Introduction

It is an honor to serve as editors of the Third Edition of GCR’s US Courts Annual Review. As in past years, this year’s edition includes chapters devoted to particular topics and trends and others covering important antitrust decisions from various circuits and district courts throughout the country.

The topical chapters in Part 1 cover the following:

  • no-poach agreements: examining enforcement trends, including the expansion of criminal investigations beyond the healthcare industry into areas such as aerospace and book publishing and the US Department of Justice’s new position that some no-poach agreements in the franchise context should be subject to per se treatment rather than the rule of reason;
  • reverse-payment settlement cases: covering decisions that address whether settlements cross the threshold of large and unjustified payments established by the Supreme Court’s seminal 2013 decision in FTC v Actavis and class-certification issues; and
  • key class-certification decisions in various types of antitrust cases: continuing to focus on the predominance requirement and paying new attention to the numerosity requirement as well as grappling with issues such as the use of average-pricing models and when the presence of uninjured class members defeats the predominance requirement.

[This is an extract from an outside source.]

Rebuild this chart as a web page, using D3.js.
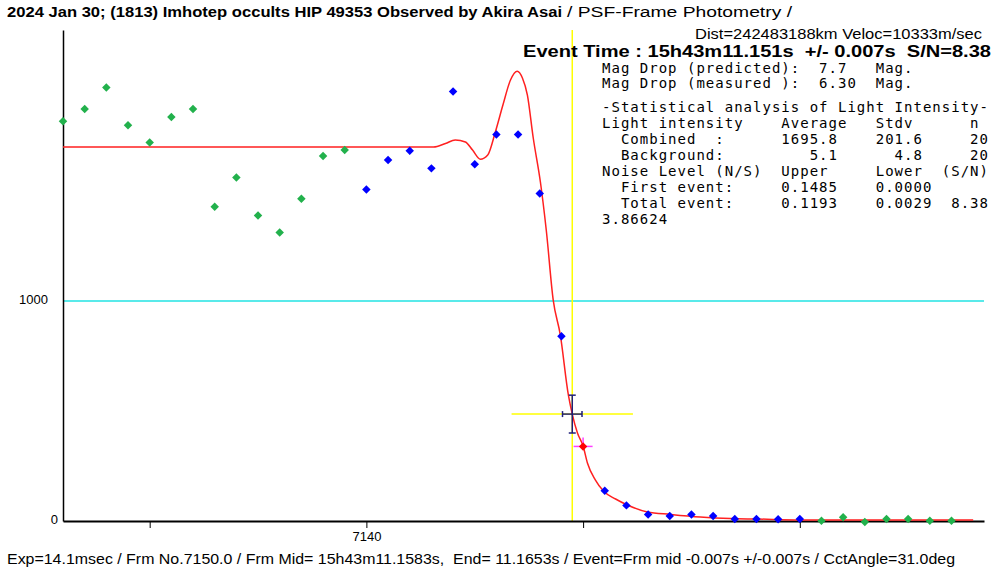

Part 2 contains a chapter dedicated to Third Circuit decisions in antitrust cases involving pharmaceutical products, which discusses a class-certification decision involving an attempt to use average-injury evidence to show class-wide antitrust injury, a decision applying the Noerr-Pennington doctrine, and a case holding that allegations based on separate reverse-payment settlements failed to plead an overarching horizontal antitrust conspiracy. Other chapters in Part 2 cover important substantive and procedural rulings in antitrust cases throughout the federal courts, including:

  • First Circuit cases analyzing causation in antitrust cases, who decides whether a non-signatory can enforce an arbitration agreement, and the extraterritorial reach of the Sherman Act;
  • Second Circuit rulings in several financial industry antitrust cases involving SIBOR, LIBOR and credit-card steering rules that address issues of subject-matter jurisdiction, personal jurisdiction, antitrust standing, and international comity;
  • Third Circuit antitrust developments outside the pharmaceutical industry;
  • Sixth Circuit decisions in a variety of industries, including a ruling that an indirect purchaser class settlement prevented indirect purchasers from suing as direct purchasers based on the owned and controlled exception to Illinois Brick and reversal of a preliminary injunction in a refusal-to-deal case noting that refusal-to-deal claims ‘face a steep and obstacle-laden climb’;
  • Seventh Circuit cases affirming dismissals where plaintiffs failed to adequately allege Section 1 violations but declining to impose sanctions for a ‘frivolous’ claim because sanctions were first requested in the appellate brief;
  • Ninth Circuit cases addressing joint restrictions on amateur athlete compensation under the rule or reason, alleged upstream market allocation conspiracies, antitrust standing, and choice-of-law for a nationwide class of indirect purchasers under California state antitrust laws, which do not recognize Illinois Brick, as well as a case holding that a non-solicitation provision in a staffing agreement was an ancillary restraint that should be analyzed under the rule of reason, and a case from the Northern District of California considering social media market definition and pleading requirements on a motion to dismiss; and
  • DC Circuit rulings in cases involving ATMs, airlines, and social media, including a grant of interlocutory appeal of class certification in the In re ATM Fees Antitrust Litigation case and dismissal as premature of objectors’ interlocutory appeal of a settlement with two of four airlines in the In re Domestic Arline Travel Antitrust Litigation case as well as a pair of DC district court decisions dismissing claims by a group of state attorneys general challenging a social media company’s acquisitions and policies governing application program interface access and denying a motion to dismiss the FTC’s amended complaint containing similar allegations.

We hope this book brings you up to date on various important developments in antitrust cases in US courts and can serve as a resource in your practice going forward.